How safe is safe enough when it comes to AI/ML device approval? Because each AI device is unique in its intended use and deployment, it would be difficult for the FDA to establish a general standard of safety for all AI, Erickson says.

As a result, “safe enough” is mostly defined by the AI manufacturer after conducting a risk analysis and determining that the benefits of the AI outweigh the potential risks, he says. Safety and efficacy thresholds can be communicated using certain metrics, such as sensitivity and specificity or agreement with the physician. “But, for AI especially, continuing safety requires trained people, robust processes, and the right tools, such as real-world monitoring of the AI in practice, incorporating necessary changes based on issues or complaints, and reviewing the circumstances surrounding the AI to ensure the environment doesn’t change the input to the AI—eg, a new CT manufacturer.”

Also, Vidal says, it is necessary to ensure the output of the AI continues to align with the clinical standard of care, which also may change, and revalidating whether, for example, any material changes are made to the AI or its associated software/third party tools used to deploy the AI. Most of the decisions regarding safety and efficacy are specific to the particular product’s intended use and surrounding circumstances, Vidal says. “As a result, the FDA cannot make all decisions.” Instead, FDA regulations define general principles and practices that must be followed, eg, risk management and lifecycle management, “so that medical device manufacturers can effectively communicate with the FDA that they have done their due diligence for assuring safety and efficacy for their particular device.”

More FDA Guidance
The FDA is releasing guidance increasingly often. In October 2020, it released guiding principles for good machine learning practice in medical devices. In November 2020, it released guidance on the content of FDA submissions for software medical devices. The FDA also recently issued two proposed frameworks on how to regulate AI in the future. One is a pilot precertification program, which Erickson likens to airport “precheck”; companies demonstrating a robust quality culture and organizational excellence could be qualified for a streamlined review of their FDA submission.
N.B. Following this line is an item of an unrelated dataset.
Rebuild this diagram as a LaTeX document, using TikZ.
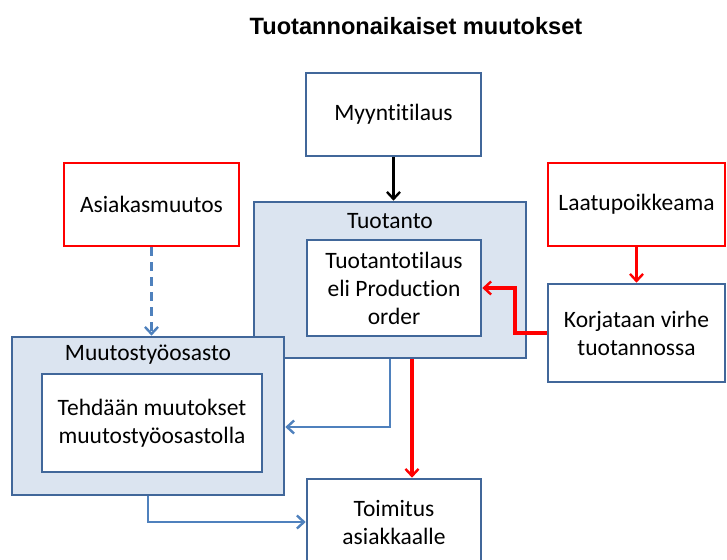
\documentclass[tikz,border=0pt]{standalone}
\usepackage{fontspec}
\setmainfont{Carlito}[Ligatures=NoCommon, RawFeature=-liga]
\newfontfamily\titlefont{Liberation Sans}
\usetikzlibrary{arrows.meta}
\definecolor{boxline}{HTML}{41679A}
\definecolor{boxfill}{HTML}{DBE4F0}
\definecolor{flowblue}{HTML}{4F81BD}
\definecolor{flowred}{HTML}{FF0000}
\tikzset{
  every node/.style={font=\fontsize{23.5}{28}\selectfont, align=center, inner sep=0pt},
  whitebox/.style={draw=boxline, line width=2.6pt, fill=white, minimum width=#1},
  redbox/.style={draw=flowred, line width=2.6pt, fill=white, minimum width=175pt, minimum height=83pt},
  groupbox/.style={draw=boxline, line width=2.6pt, fill=boxfill},
  grouplabel/.style={anchor=center},
  tip/.style={-{Straight Barb[length=7pt,width=13pt,line width=2.4pt]}},
  blackflow/.style={tip, draw=black, line width=2.8pt},
  blueflow/.style={tip, draw=flowblue, line width=2.8pt},
  redflow/.style={tip, draw=flowred, line width=3.2pt},
}
\begin{document}
\begin{tikzpicture}[x=1pt, y=-1pt]
\useasboundingbox (0,0) rectangle (727,559);
\clip (0,0) rectangle (727,559);

% title
\node[font=\titlefont\bfseries\fontsize{23.6}{28}\selectfont] (title) at (416,26) {Tuotannonaikaiset muutokset};

% top boxes
\node[whitebox=175pt, minimum height=83pt] (myynti) at (393.5,114.5) {Myyntitilaus};
\node[redbox] (asiakas) at (151.5,204.5) {Asiakasmuutos};
\node[redbox, minimum width=177pt] (laatu) at (636.5,204.5) {Laatupoikkeama};

% production group
\node[groupbox, minimum width=272pt, minimum height=156pt] (tuotanto) at (390,280) {};
\node[grouplabel] (tuotantolabel) at (390,221) {Tuotanto};
\node[whitebox=174pt, minimum height=96pt] (tilaus) at (394,288) {Tuotantotilaus\\eli Production\\order};

% correction box
\node[whitebox=177pt, minimum height=98pt] (korjaus) at (636.5,333) {Korjataan virhe\\tuotannossa};

% change department group
\node[groupbox, minimum width=272pt, minimum height=158pt] (muutos) at (148,416) {};
\node[grouplabel] (muutoslabel) at (148,355) {Muutostyöosasto};
\node[whitebox=220pt, minimum height=98pt] (tehdaan) at (152,423) {Tehdään muutokset\\muutostyöosastolla};

% delivery
\node[whitebox=174pt, minimum height=86pt] (toimitus) at (394,522) {Toimitus\\asiakkaalle};

% bend points
\coordinate (kx) at (515,0);
\coordinate (tm) at (390,427);
\coordinate (rx) at (412,0);

% connectors
\draw[blackflow] (myynti.south) -- (myynti.south |- tuotanto.north);
\draw[blueflow, dashed, dash pattern=on 9pt off 6pt] (asiakas.south) -- (asiakas.south |- muutos.north);
\draw[redflow] (laatu.south) -- (laatu.south |- korjaus.north);
\draw[redflow] (korjaus.west) -| (kx |- tilaus.east) -- (tilaus.east);
\draw[blueflow] (tuotanto.south) -- (tm) -- (tm -| muutos.east);
\draw[redflow] (rx |- tuotanto.south) -- (rx |- toimitus.north);
\draw[blueflow] (muutos.south) |- (toimitus.west);
\end{tikzpicture}
\end{document}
The other is a proposed framework for modifications to AI. It would help AI manufacturers establish a predetermined change control plan with the FDA that would allow AI to be more adaptive, without needing to go back to the FDA. “Elements of the predetermined change protocol framework are already being used in cleared AI devices,” Vidal says.

AI models need to be constantly updated and improved over time. Which improvements will require reapproval from the FDA? Trivedi expects that the FDA would err on the side of caution and require new approvals to the model when manufacturers make substantial changes. But is changing the location of one button to perform a particular function a substantial change? Does it affect the way the user interfaces with the software? Those are the types of questions that the FDA will have to decide, he says.

— Beth W. Orenstein, of Northampton, Pennsylvania, is a freelance medical writer and regular contributor to Radiology Today.